**What is required:** Reproduce, character for character, the entries from their opening line through the line with "linestyle=(0, (0.6, 2.2)), dash_capstyle='round', zorder=2)".

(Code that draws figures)
==========

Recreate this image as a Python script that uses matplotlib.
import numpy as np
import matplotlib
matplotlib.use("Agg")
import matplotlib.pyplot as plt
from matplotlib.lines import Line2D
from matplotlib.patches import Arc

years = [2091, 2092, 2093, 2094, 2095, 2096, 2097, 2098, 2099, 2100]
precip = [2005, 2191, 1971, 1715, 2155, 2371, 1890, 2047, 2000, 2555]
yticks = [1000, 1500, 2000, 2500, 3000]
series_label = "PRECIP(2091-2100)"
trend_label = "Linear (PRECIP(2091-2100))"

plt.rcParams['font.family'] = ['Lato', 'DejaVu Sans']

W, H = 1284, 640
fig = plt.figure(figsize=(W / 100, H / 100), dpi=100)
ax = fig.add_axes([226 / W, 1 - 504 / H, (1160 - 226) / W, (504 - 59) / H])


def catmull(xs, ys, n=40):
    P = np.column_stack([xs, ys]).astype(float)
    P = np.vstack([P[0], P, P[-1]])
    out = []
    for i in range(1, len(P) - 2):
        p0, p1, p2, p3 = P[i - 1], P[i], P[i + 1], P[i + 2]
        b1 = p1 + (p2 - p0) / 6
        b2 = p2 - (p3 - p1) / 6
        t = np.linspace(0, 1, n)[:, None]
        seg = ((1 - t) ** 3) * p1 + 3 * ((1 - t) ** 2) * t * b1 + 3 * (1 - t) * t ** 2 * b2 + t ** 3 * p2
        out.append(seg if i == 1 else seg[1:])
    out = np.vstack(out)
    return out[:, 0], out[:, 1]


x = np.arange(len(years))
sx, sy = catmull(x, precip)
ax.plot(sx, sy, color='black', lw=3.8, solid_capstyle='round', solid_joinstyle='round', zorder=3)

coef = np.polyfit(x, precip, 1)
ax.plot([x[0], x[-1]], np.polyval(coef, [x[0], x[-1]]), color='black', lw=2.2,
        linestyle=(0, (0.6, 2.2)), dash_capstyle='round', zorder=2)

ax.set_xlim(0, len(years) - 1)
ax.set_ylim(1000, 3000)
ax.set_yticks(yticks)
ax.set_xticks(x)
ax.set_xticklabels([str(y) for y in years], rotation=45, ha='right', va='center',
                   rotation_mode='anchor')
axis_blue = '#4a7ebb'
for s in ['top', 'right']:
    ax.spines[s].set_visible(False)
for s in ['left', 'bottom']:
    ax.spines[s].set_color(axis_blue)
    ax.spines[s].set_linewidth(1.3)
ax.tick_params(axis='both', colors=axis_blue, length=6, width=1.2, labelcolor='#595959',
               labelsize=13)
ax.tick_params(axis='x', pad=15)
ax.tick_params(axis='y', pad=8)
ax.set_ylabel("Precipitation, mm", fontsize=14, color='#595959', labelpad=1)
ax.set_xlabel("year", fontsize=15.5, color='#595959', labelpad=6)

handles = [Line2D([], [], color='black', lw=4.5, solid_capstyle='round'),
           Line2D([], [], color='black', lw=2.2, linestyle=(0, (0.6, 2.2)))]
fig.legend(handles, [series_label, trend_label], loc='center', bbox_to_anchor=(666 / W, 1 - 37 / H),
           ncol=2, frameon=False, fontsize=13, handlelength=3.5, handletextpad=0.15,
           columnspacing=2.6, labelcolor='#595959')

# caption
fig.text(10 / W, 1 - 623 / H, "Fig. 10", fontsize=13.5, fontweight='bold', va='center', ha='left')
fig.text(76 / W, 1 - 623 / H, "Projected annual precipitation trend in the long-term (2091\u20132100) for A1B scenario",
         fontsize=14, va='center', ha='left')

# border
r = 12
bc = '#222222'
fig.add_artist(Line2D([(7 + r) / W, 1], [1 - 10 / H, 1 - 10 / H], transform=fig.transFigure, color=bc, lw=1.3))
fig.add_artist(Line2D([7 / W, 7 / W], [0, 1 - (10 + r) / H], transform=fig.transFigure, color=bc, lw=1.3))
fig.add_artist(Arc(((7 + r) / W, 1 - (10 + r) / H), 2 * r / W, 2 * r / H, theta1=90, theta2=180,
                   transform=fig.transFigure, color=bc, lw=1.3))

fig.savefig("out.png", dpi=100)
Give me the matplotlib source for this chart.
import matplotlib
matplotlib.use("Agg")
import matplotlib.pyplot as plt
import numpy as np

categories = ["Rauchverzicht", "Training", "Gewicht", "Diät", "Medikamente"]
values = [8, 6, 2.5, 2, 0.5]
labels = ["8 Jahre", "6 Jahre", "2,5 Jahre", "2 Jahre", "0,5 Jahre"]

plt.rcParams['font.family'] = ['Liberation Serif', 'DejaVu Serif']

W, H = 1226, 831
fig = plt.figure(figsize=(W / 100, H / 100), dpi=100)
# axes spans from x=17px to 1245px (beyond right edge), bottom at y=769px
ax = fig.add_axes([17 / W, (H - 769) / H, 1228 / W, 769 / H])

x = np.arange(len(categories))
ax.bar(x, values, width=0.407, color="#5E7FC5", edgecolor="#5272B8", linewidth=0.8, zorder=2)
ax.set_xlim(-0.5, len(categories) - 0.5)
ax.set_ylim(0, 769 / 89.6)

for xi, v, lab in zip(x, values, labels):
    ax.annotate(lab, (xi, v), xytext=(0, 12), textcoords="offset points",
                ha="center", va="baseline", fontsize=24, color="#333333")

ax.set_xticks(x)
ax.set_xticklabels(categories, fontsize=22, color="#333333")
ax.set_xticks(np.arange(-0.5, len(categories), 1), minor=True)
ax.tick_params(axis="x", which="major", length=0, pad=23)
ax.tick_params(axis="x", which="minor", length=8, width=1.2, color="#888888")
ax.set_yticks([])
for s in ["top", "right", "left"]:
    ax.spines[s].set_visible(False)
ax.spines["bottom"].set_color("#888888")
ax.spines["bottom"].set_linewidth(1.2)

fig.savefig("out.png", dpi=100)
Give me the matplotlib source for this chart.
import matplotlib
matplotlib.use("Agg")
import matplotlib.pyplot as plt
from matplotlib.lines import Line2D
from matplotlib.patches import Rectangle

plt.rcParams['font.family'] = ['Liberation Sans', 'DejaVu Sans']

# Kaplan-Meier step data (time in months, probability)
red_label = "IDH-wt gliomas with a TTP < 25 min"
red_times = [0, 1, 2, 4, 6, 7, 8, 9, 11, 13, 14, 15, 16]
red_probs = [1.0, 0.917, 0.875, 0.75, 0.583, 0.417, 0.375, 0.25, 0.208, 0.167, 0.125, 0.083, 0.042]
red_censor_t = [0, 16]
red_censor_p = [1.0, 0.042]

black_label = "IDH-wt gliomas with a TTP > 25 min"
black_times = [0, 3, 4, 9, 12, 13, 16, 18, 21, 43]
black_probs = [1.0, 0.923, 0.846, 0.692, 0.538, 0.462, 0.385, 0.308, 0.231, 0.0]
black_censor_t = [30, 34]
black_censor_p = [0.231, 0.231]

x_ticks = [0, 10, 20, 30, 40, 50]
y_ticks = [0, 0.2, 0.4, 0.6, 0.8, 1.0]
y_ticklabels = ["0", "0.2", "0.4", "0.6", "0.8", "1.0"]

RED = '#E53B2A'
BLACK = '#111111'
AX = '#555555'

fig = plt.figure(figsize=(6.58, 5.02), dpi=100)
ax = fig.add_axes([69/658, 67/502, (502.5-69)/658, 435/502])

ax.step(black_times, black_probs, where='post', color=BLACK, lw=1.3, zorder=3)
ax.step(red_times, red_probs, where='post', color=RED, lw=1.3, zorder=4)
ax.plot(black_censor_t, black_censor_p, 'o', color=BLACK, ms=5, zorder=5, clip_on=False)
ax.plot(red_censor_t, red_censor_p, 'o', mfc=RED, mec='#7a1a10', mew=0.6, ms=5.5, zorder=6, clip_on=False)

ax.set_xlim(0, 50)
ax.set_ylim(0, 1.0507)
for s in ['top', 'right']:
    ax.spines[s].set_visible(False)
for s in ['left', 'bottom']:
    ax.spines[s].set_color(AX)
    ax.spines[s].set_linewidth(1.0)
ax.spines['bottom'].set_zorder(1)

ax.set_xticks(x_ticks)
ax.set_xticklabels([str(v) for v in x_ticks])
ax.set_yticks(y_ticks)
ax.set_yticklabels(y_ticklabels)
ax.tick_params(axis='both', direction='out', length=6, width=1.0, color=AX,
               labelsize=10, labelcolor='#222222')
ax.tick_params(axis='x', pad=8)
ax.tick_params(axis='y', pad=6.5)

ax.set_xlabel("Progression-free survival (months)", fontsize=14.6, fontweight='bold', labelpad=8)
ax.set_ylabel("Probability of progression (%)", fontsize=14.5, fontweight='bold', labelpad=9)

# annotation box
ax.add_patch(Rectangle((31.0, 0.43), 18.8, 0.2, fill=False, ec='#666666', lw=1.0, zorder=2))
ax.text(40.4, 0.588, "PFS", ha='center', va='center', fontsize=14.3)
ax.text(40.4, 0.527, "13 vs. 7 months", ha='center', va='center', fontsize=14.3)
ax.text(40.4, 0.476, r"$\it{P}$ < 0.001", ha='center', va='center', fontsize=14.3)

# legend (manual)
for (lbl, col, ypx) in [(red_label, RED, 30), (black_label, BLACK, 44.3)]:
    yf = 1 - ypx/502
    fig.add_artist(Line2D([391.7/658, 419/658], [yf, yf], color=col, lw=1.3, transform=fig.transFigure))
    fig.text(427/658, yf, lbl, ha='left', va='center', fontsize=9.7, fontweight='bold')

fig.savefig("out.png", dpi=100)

==========

**Full response:**
Recreate this image as a Python script that uses matplotlib.
import numpy as np
import matplotlib
matplotlib.use("Agg")
import matplotlib.pyplot as plt
from matplotlib.lines import Line2D
from matplotlib.patches import Arc

years = [2091, 2092, 2093, 2094, 2095, 2096, 2097, 2098, 2099, 2100]
precip = [2005, 2191, 1971, 1715, 2155, 2371, 1890, 2047, 2000, 2555]
yticks = [1000, 1500, 2000, 2500, 3000]
series_label = "PRECIP(2091-2100)"
trend_label = "Linear (PRECIP(2091-2100))"

plt.rcParams['font.family'] = ['Lato', 'DejaVu Sans']

W, H = 1284, 640
fig = plt.figure(figsize=(W / 100, H / 100), dpi=100)
ax = fig.add_axes([226 / W, 1 - 504 / H, (1160 - 226) / W, (504 - 59) / H])


def catmull(xs, ys, n=40):
    P = np.column_stack([xs, ys]).astype(float)
    P = np.vstack([P[0], P, P[-1]])
    out = []
    for i in range(1, len(P) - 2):
        p0, p1, p2, p3 = P[i - 1], P[i], P[i + 1], P[i + 2]
        b1 = p1 + (p2 - p0) / 6
        b2 = p2 - (p3 - p1) / 6
        t = np.linspace(0, 1, n)[:, None]
        seg = ((1 - t) ** 3) * p1 + 3 * ((1 - t) ** 2) * t * b1 + 3 * (1 - t) * t ** 2 * b2 + t ** 3 * p2
        out.append(seg if i == 1 else seg[1:])
    out = np.vstack(out)
    return out[:, 0], out[:, 1]


x = np.arange(len(years))
sx, sy = catmull(x, precip)
ax.plot(sx, sy, color='black', lw=3.8, solid_capstyle='round', solid_joinstyle='round', zorder=3)

coef = np.polyfit(x, precip, 1)
ax.plot([x[0], x[-1]], np.polyval(coef, [x[0], x[-1]]), color='black', lw=2.2,
        linestyle=(0, (0.6, 2.2)), dash_capstyle='round', zorder=2)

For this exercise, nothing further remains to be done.